Confederate Monuments and the Ongoing Fight for Racial Justice

by Karen L. Cox

Pub Date: April 12th, 2021
ISBN: 978-1-4696-6267-1
Publisher: Univ. of North Carolina

A chronicle of the effort to erect and protect or remove Confederate statues or other monuments.

Cox, a historian of the American South, estimates that several hundred monuments to the Confederacy exist in cemeteries, town squares, and other public spaces, and many have faced political and legal challenges in recent years. In this engrossing social history, the author writes that while these memorials began with an impulse to remember the dead, the United Daughters of the Confederacy soon began using them to promote the so-called “Lost Cause” view that in the Civil War, the South fought not for slavery but for states’ rights. Cox follows changes that have occurred since Reconstruction in the stances of friends and foes of the monuments, including Black activists whose opposition grew during the civil rights era and gained further momentum during recent protests centered on Confederate battle flags or statues of Robert E. Lee in cities such as Charleston, New Orleans, Charlottesville, and Richmond.
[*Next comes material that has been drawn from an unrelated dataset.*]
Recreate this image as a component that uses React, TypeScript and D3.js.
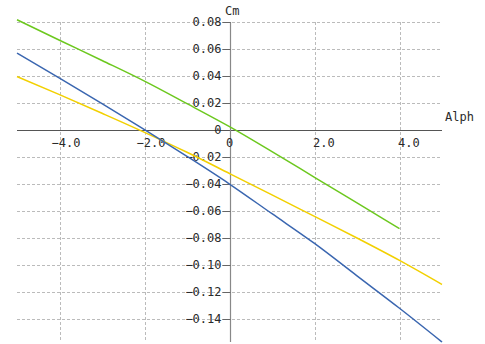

The author argues that such monuments and symbols, like flags, are not harmless throwbacks: “They are weapons in the larger arsenal of white supremacy, artifacts of Jim Crow not unlike the ‘whites only’ signs that declared black southerners to be second-class citizens.” For such reasons, Cox makes an implicit case for removing monuments from publicly funded spaces without reconciling that position with her view that monuments are “essentially, a local problem” and decisions about them should be made by “a cross-section of community stakeholders.” She suggests no compromises that might work if residents of a community disagree on removal—there may be “no common ground” among people for whom monuments represent “competing visions of history.” Nonetheless, this clear and thorough account, essential for Southern libraries, is likely to become a standard reference work on its subject.

A well-documented history of Confederate monuments and the conflicting views they inspire.